Brinkmanship is also shown in relation to modularity, the undoubted popularity of which is recognised but treated with too much suspicion. Modularity increases coverage and motivates students and it would have been better to develop those qualities positively than to fall back on insulting suggestions that modules are flawed because re-sit possibilities might make them easier to obtain.
The sharper the focus the more apparent the difficulties - not helped by problems of vocabulary such as creating new jargon in "key skills", not following through with "National Traineeships" and by continuing to use "academic" with all its unhelpful baggage. From the point of view of FE there are frustrations, chiefly the emphasis on A-level, ranging from concern about its difficulty to the suggestion of an Advanced Diploma which is so strongly based on it. This approach, whether intended or not, makes attempts to sell GNVQ as a genuine alternative difficult.

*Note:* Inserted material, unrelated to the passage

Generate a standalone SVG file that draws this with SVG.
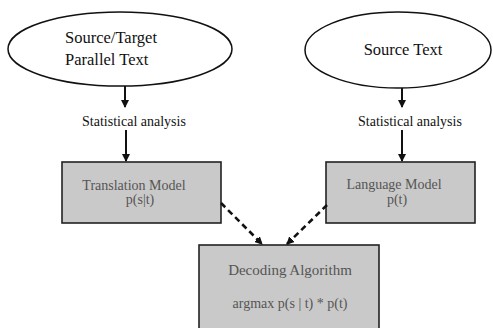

Suggestions that FE takes the strain of disaffected school pupils is also unhelpful. Colleges have spent many years devising link schemes based on pupil interest rather than a kind of last chance saloon. We catered for these youngsters in an increasingly relevant and caring fashion but have had the plug pulled on most such schemes by a combination of lack of funding and unhelpful competition. Without new money these developments will not occur and even with it there is a danger of colleges being seen as "sin bins".
Unanswered questions vital to FE are the relationship between National Traineeships and Modern Apprenticeships and the cut-off point between Entry and Foundation levels. The former problem centres on whether advanced NVQs are a target for youth training or not while the latter is based on misunderstandings between basic skills in communications and number and the ability to apply them demanded by the National Council for Vocational Qualifications. Without clear answers it will be difficult to progress either initiative.
The new AS-levels, while much more useful as part of a framework, may worry colleges. Without an unequivocal ruling that they are to be taken after one year of study some schools are certain to entice some pupils into a two-year version of the horizontal AS. The value added for the individual will be minimal but the seductive nature of the offer and the gentle experience it promises could be a serious competitive threat. One can only hope that a funding regime for schools may prevent it.
This leads me to the practical realities surrounding even the more hopeful suggestions in Dearing so far as colleges are concerned. Two things can prevent us from taking full advantage of any increased flexibility. Externally there will have to be changes to the FEFC funding methodology to allow credit for units of courses. Here the change at the top of the council may help by bringing a review of funding. Such a review, coinciding as it does with Dearing, may also influence the internal barriers to student programme flexibility, namely the current fashion for dividing the work of colleges on the basis of powerful cost centres with the increased difficulty this can give for offering programmes which cross these artificial boundaries.
This may seem like carping. Unfortunately, however, the lack of a long-term vision in the review means that instead of a blueprint for progress we seem to have been given a pile of building bricks of variable quality. It is an opportunity which has not quite been grasped.
Noel Kershaw was formerly principal of Yeovil College and is an honorary research fellow at Exeter University.